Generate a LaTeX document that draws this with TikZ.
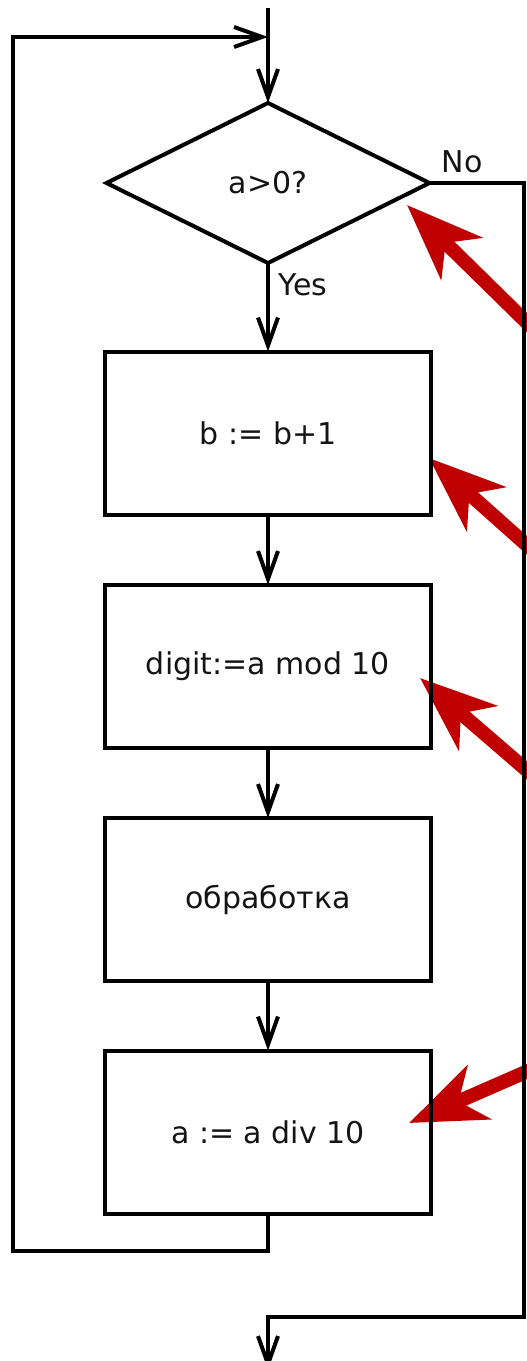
\documentclass[tikz,border=0pt]{standalone}
\usepackage{fontspec}
\setmainfont{DejaVu Sans}
\usetikzlibrary{arrows.meta,shapes.geometric}
\definecolor{marker}{RGB}{192,0,0}
\definecolor{ink}{RGB}{20,20,20}
\tikzset{
  flow/.style={line width=4bp, draw=black},
  flowarrow/.style={flow, -{Straight Barb[length=28bp,width=20bp]}},
  stepbox/.style={draw=black, line width=4bp, minimum width=326bp, minimum height=163bp,
                  inner sep=0pt, outer sep=0pt, text=ink, font=\fontsize{30bp}{36bp}\selectfont},
  decision/.style={diamond, draw=black, line width=4bp, minimum width=323bp, minimum height=160bp,
                   inner sep=0pt, outer sep=0pt, aspect=2, text=ink, font=\fontsize{30bp}{36bp}\selectfont},
  lbl/.style={inner sep=0pt, text=ink, font=\fontsize{30bp}{36bp}\selectfont},
  pointer/.style={draw=marker, line width=14bp, -{Stealth[length=76bp,width=58bp,inset=22bp]}}
}
\begin{document}
\begin{tikzpicture}[x=1bp, y=-1bp]
  \useasboundingbox (0,0) rectangle (527,1361);
  \clip (0,0) rectangle (527,1361);
  \fill[white] (0,0) rectangle (527,1361);

  % red pointers
  \coordinate (p1s) at (567,362);   \coordinate (p1e) at (407,205);
  \coordinate (p2s) at (567,581);   \coordinate (p2e) at (429,458);
  \coordinate (p3s) at (567,805);   \coordinate (p3e) at (420,678);
  \coordinate (p4s) at (567,1054);  \coordinate (p4e) at (409,1123);
  \draw[pointer] (p1s) -- (p1e);
  \draw[pointer] (p2s) -- (p2e);
  \draw[pointer] (p3s) -- (p3e);
  \draw[pointer] (p4s) -- (p4e);

  % flowchart blocks
  \node[decision] (cond) at (268,183) {a>0?};
  \node[stepbox] (b1) at (268,433)    {b := b+1};
  \node[stepbox] (b2) at (268,666.5)  {digit:=a mod 10};
  \node[stepbox] (b3) at (268,899.5)  {обработка};
  \node[stepbox] (b4) at (268,1132)   {a := a div 10};

  % branch labels
  \node[lbl] (no)  at (462,162) {No};
  \node[lbl] (yes) at (303,285) {Yes};

  % helper points for the loop and the exit path
  \coordinate (entry)  at (268,8);
  \coordinate (join)   at (268,37);
  \coordinate (loopTL) at (13,37);
  \coordinate (loopBL) at (13,1251);
  \coordinate (exitR)  at (524,1317);
  \coordinate (exitE)  at (268,1370);

  % main flow
  \draw[flowarrow] (entry) -- (cond.north);
  \draw[flowarrow] (cond.south) -- (b1.north);
  \draw[flowarrow] (b1.south) -- (b2.north);
  \draw[flowarrow] (b2.south) -- (b3.north);
  \draw[flowarrow] (b3.south) -- (b4.north);

  % loop back to the condition
  \draw[flowarrow] (b4.south) |- (loopBL) -- (loopTL) -- (join);

  % exit when the condition fails
  \draw[flowarrow] (cond.east) -| (exitR) -| (exitE);
\end{tikzpicture}
\end{document}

___

Repeat the lines of the listing above verbatim, beginning at its first line and ending at the line containing "(p4s) -- (p4e);", which is included. Omit pictures.

Generate a LaTeX document that draws this with TikZ.
\documentclass[tikz,border=0pt]{standalone}
\usepackage{fontspec}
\setmainfont{DejaVu Sans}
\usetikzlibrary{arrows.meta,shapes.geometric}
\definecolor{marker}{RGB}{192,0,0}
\definecolor{ink}{RGB}{20,20,20}
\tikzset{
  flow/.style={line width=4bp, draw=black},
  flowarrow/.style={flow, -{Straight Barb[length=28bp,width=20bp]}},
  stepbox/.style={draw=black, line width=4bp, minimum width=326bp, minimum height=163bp,
                  inner sep=0pt, outer sep=0pt, text=ink, font=\fontsize{30bp}{36bp}\selectfont},
  decision/.style={diamond, draw=black, line width=4bp, minimum width=323bp, minimum height=160bp,
                   inner sep=0pt, outer sep=0pt, aspect=2, text=ink, font=\fontsize{30bp}{36bp}\selectfont},
  lbl/.style={inner sep=0pt, text=ink, font=\fontsize{30bp}{36bp}\selectfont},
  pointer/.style={draw=marker, line width=14bp, -{Stealth[length=76bp,width=58bp,inset=22bp]}}
}
\begin{document}
\begin{tikzpicture}[x=1bp, y=-1bp]
  \useasboundingbox (0,0) rectangle (527,1361);
  \clip (0,0) rectangle (527,1361);
  \fill[white] (0,0) rectangle (527,1361);

  % red pointers
  \coordinate (p1s) at (567,362);   \coordinate (p1e) at (407,205);
  \coordinate (p2s) at (567,581);   \coordinate (p2e) at (429,458);
  \coordinate (p3s) at (567,805);   \coordinate (p3e) at (420,678);
  \coordinate (p4s) at (567,1054);  \coordinate (p4e) at (409,1123);
  \draw[pointer] (p1s) -- (p1e);
  \draw[pointer] (p2s) -- (p2e);
  \draw[pointer] (p3s) -- (p3e);
  \draw[pointer] (p4s) -- (p4e);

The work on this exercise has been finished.